Of the film's DVD release, DVD Talk wrote that the box art immediately caught their eye, and then disappointed. "The cover art for this release is completely misleading – what we see is a moody, dark, atmospheric picture of a behemoth of a man wielding a clever and looking pretty intense. It's an unsettling image, a picture of death personified and the quotes on the back of the disc's packaging back this up." While offering that the image promised a disturbing film, it misrepresented the contents which were "actually a slapstick horror comedy, emphasis on comedy, and bad comedy at that." Dread Central offered a similar opinion about the film's packaging and wrote, "The character of Andre the Butcher is a complete joke resembling a poor man's Leatherface.
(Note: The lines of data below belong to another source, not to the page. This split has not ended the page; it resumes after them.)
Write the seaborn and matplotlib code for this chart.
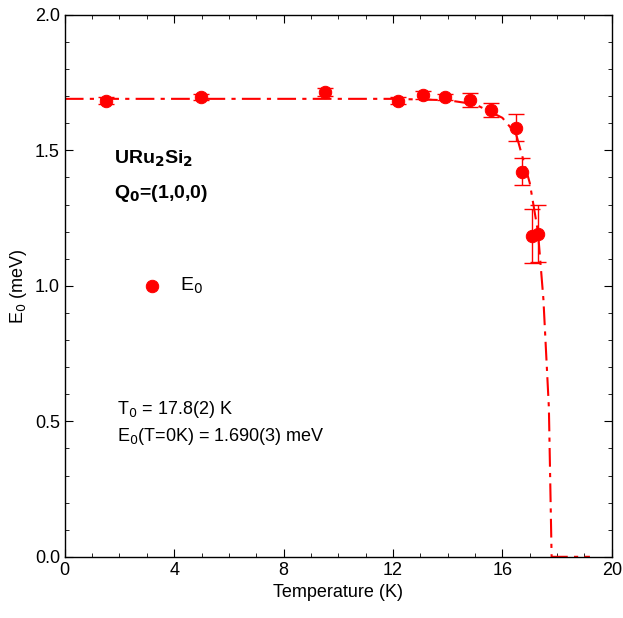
import numpy as np
import seaborn as sns
import matplotlib.pyplot as plt
from matplotlib.ticker import MultipleLocator

sns.set_style("ticks")
plt.rcParams['font.family'] = ['Liberation Sans', 'DejaVu Sans']
plt.rcParams['text.color'] = 'black'
plt.rcParams['axes.labelcolor'] = 'black'
plt.rcParams['xtick.color'] = 'black'
plt.rcParams['ytick.color'] = 'black'
plt.rcParams['axes.edgecolor'] = 'black'

# measured points
temp = [1.5, 4.97, 9.5, 12.2, 13.1, 13.9, 14.8, 15.6, 16.5, 16.7, 17.1, 17.3]
e0 = [1.683, 1.697, 1.716, 1.683, 1.705, 1.697, 1.686, 1.649, 1.583, 1.421, 1.184, 1.192]
e0_err = [0.012, 0.012, 0.015, 0.012, 0.015, 0.012, 0.025, 0.025, 0.05, 0.05, 0.1, 0.105]

# fit curve
fit_t = [0, 12, 14, 15, 16, 16.5, 17, 17.3, 17.5, 17.7, 17.8, 19.2]
fit_e = [1.69, 1.69, 1.685, 1.67, 1.62, 1.56, 1.38, 1.2, 0.95, 0.55, 0.0, 0.0]

red = '#ff0000'
fig = plt.figure(figsize=(6.23, 6.18), dpi=100)
ax = fig.add_axes([0.104, 0.099, 0.878, 0.877])

sns.lineplot(x=fit_t, y=fit_e, ax=ax, color=red, linestyle=(0, (9, 3, 2, 3)), lw=1.5)
ax.errorbar(temp, e0, yerr=e0_err, fmt='none', ecolor=red, capsize=6, lw=1)
sns.scatterplot(x=temp, y=e0, ax=ax, color=red, s=80, edgecolor=red, zorder=3)

# legend marker drawn like the original
sns.scatterplot(x=[3.2], y=[1.0], ax=ax, color=red, s=80, edgecolor=red)
ax.text(4.2, 1.0, r'E$_0$', fontsize=14, va='center')

ax.text(1.8, 1.47, r'URu$_\mathbf{2}$Si$_\mathbf{2}$', fontsize=14, fontweight='bold', va='center')
ax.text(1.8, 1.34, r'Q$_\mathbf{0}$=(1,0,0)', fontsize=14, fontweight='bold', va='center')
ax.text(1.9, 0.545, r'T$_0$ = 17.8(2) K', fontsize=13, va='center')
ax.text(1.9, 0.445, r'E$_0$(T=0K) = 1.690(3) meV', fontsize=13, va='center')

ax.set_xlim(0, 20)
ax.set_ylim(0, 2.0)
ax.xaxis.set_major_locator(MultipleLocator(4))
ax.xaxis.set_minor_locator(MultipleLocator(1))
ax.yaxis.set_major_locator(MultipleLocator(0.5))
ax.yaxis.set_minor_locator(MultipleLocator(0.1))
ax.set_yticklabels(['%.1f' % v for v in ax.get_yticks()])
ax.tick_params(which='both', direction='in', top=True, right=True, labelsize=13)
ax.tick_params(which='major', length=6)
ax.tick_params(which='minor', length=3)
ax.set_xlabel('Temperature (K)', fontsize=13)
ax.set_ylabel(r'E$_0$ (meV)', fontsize=13)
for s in ax.spines.values():
    s.set_linewidth(1)

fig.savefig('out.png', dpi=100)
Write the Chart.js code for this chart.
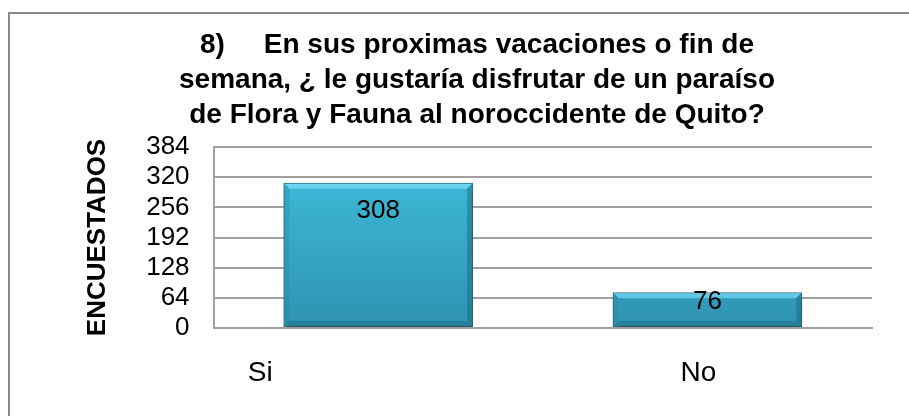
<!DOCTYPE html>
<html>
<head>
<meta charset="utf-8">
<script src="https://cdn.jsdelivr.net/npm/chart.js@4/dist/chart.umd.min.js"></script>
<style>
    html, body { margin: 0; padding: 0; background: #fff; overflow: hidden; }
    #frame {
        position: absolute; left: 8px; top: 12px; width: 1000px; height: 1000px;
        border-left: 2.5px solid #8a8a8a; border-top: 2.5px solid #8a8a8a;
    }
    #myChart { position: absolute; left: 0; top: 0; }
</style>
</head>
<body>
<div id="frame"></div>
<canvas id="myChart" width="909" height="416"></canvas>
<script>
// chart data
const categories = ['Si', 'No'];
const encuestados = [308, 76];
const yTicks = [0, 64, 128, 192, 256, 320, 384];
const titleLines = [
    '8)     En sus proximas vacaciones o fin de',
    'semana, ¿ le gustaría disfrutar de un paraíso',
    'de Flora y Fauna al noroccidente de Quito?'
];

document.addEventListener('DOMContentLoaded', function() {
    const ctx = document.getElementById('myChart').getContext('2d');
    const fontFamily = 'Arial, "Liberation Sans", sans-serif';

    // Bar fill: gradient from light cyan at the top to darker teal at the bottom
    function barGradient(context) {
        const chart = context.chart;
        const area = chart.chartArea;
        if (!area) {
            return '#38b2d4';
        }
        const g = chart.ctx.createLinearGradient(0, area.top, 0, area.bottom);
        g.addColorStop(0, '#3ec0de');
        g.addColorStop(1, '#2f93b1');
        return g;
    }

    // Drop shadow under the bars
    const shadowPlugin = {
        id: 'barShadow',
        beforeDatasetsDraw(chart) {
            const c = chart.ctx;
            c.save();
            c.shadowColor = 'rgba(0, 0, 0, 0.35)';
            c.shadowBlur = 6;
            c.shadowOffsetX = 2;
            c.shadowOffsetY = 4;
        },
        afterDatasetsDraw(chart) {
            chart.ctx.restore();
        }
    };

    // Bevelled edges like the Excel 3D bar style
    const bevelPlugin = {
        id: 'bevel',
        afterDatasetsDraw(chart) {
            const c = chart.ctx;
            const meta = chart.getDatasetMeta(0);
            const b = 5;
            meta.data.forEach(function(bar) {
                const l = bar.x - bar.width / 2 + 1;
                const r = bar.x + bar.width / 2 - 1;
                const t = bar.y + 1;
                const btm = bar.base - 1;
                function poly(pts, color) {
                    c.beginPath();
                    c.moveTo(pts[0][0], pts[0][1]);
                    for (let k = 1; k < pts.length; k++) {
                        c.lineTo(pts[k][0], pts[k][1]);
                    }
                    c.closePath();
                    c.fillStyle = color;
                    c.fill();
                }
                c.save();
                poly([[l, t], [r, t], [r - b, t + b], [l + b, t + b]], 'rgba(130, 230, 255, 0.6)');
                poly([[l, t], [l + b, t + b], [l + b, btm - b], [l, btm]], 'rgba(30, 120, 150, 0.25)');
                poly([[r, t], [r, btm], [r - b, btm - b], [r - b, t + b]], 'rgba(20, 90, 115, 0.4)');
                poly([[l, btm], [l + b, btm - b], [r - b, btm - b], [r, btm]], 'rgba(20, 90, 115, 0.35)');
                c.restore();
            });
        }
    };

    // Value labels inside the top of each bar
    const valueLabels = {
        id: 'valueLabels',
        afterDatasetsDraw(chart) {
            const c = chart.ctx;
            const meta = chart.getDatasetMeta(0);
            c.save();
            c.font = '26px ' + fontFamily;
            c.fillStyle = '#000';
            c.textAlign = 'center';
            c.textBaseline = 'middle';
            meta.data.forEach(function(bar, i) {
                const dy = encuestados[i] > 200 ? 28 : 10;
                c.fillText(String(encuestados[i]), bar.x, bar.y + dy);
            });
            c.restore();
        }
    };

    // Category labels under the axis (Excel places them left of centre)
    const catLabels = {
        id: 'catLabels',
        afterDraw(chart) {
            const c = chart.ctx;
            const xs = chart.scales.x;
            const shift = [-118, -9];
            c.save();
            c.font = '28px ' + fontFamily;
            c.fillStyle = '#000';
            c.textAlign = 'center';
            c.textBaseline = 'middle';
            categories.forEach(function(label, i) {
                c.fillText(label, xs.getPixelForValue(i) + shift[i], chart.chartArea.bottom + 45);
            });
            c.restore();
        }
    };

    new Chart(ctx, {
        type: 'bar',
        data: {
            labels: categories,
            datasets: [{
                label: 'ENCUESTADOS',
                data: encuestados,
                backgroundColor: barGradient,
                borderColor: '#2a7e95',
                borderWidth: 1.5,
                borderSkipped: false,
                categoryPercentage: 1,
                barPercentage: 0.576
            }]
        },
        options: {
            responsive: false,
            animation: false,
            layout: {
                padding: { left: 82, right: 37, top: 28, bottom: 80 }
            },
            plugins: {
                legend: { display: false },
                tooltip: { enabled: false },
                title: {
                    display: true,
                    text: titleLines,
                    color: '#000',
                    font: { family: fontFamily, size: 28, weight: 'bold', lineHeight: 1.25 },
                    padding: { top: 0, bottom: 14 }
                }
            },
            scales: {
                x: {
                    ticks: { display: false },
                    grid: { display: false },
                    border: { display: true, color: '#a0a0a0', width: 2 }
                },
                y: {
                    min: 0,
                    max: 384,
                    afterBuildTicks(scale) {
                        scale.ticks = yTicks.map(v => ({ value: v }));
                    },
                    ticks: {
                        color: '#000',
                        padding: 24,
                        autoSkip: false,
                        font: { family: fontFamily, size: 26 }
                    },
                    grid: { color: '#a0a0a0', lineWidth: 2, drawTicks: false },
                    border: { display: true, color: '#a0a0a0', width: 2 },
                    title: {
                        display: true,
                        text: 'ENCUESTADOS',
                        color: '#000',
                        font: { family: fontFamily, size: 26, weight: 'bold' },
                        padding: { top: 0, bottom: 9 }
                    }
                }
            }
        },
        plugins: [shadowPlugin, bevelPlugin, valueLabels, catLabels]
    });
});
</script>
</body>
</html>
Most of the time it's not even Jeremy playing him." They expanded, "It's a dumb, poorly written, mind-numbingly bad experience that doesn't even begin to tread the type of ground that it was attempting to cover." In their own mixed review, Film Threat wrote, "If you enjoy the intentionally cornball lowbrow of Troma, this trashy treat is right up your manure-slathered alley."

Of the film's 2010 DVD release in Germany as House Of The Butcher 2, TV Kult wrote that the film was a classic old-school slasher that even while lacking proper dubbing from English to German, was enjoyable for being what it was: a lovingly made, low-budget film, simple, straightforward and bloody entertainment.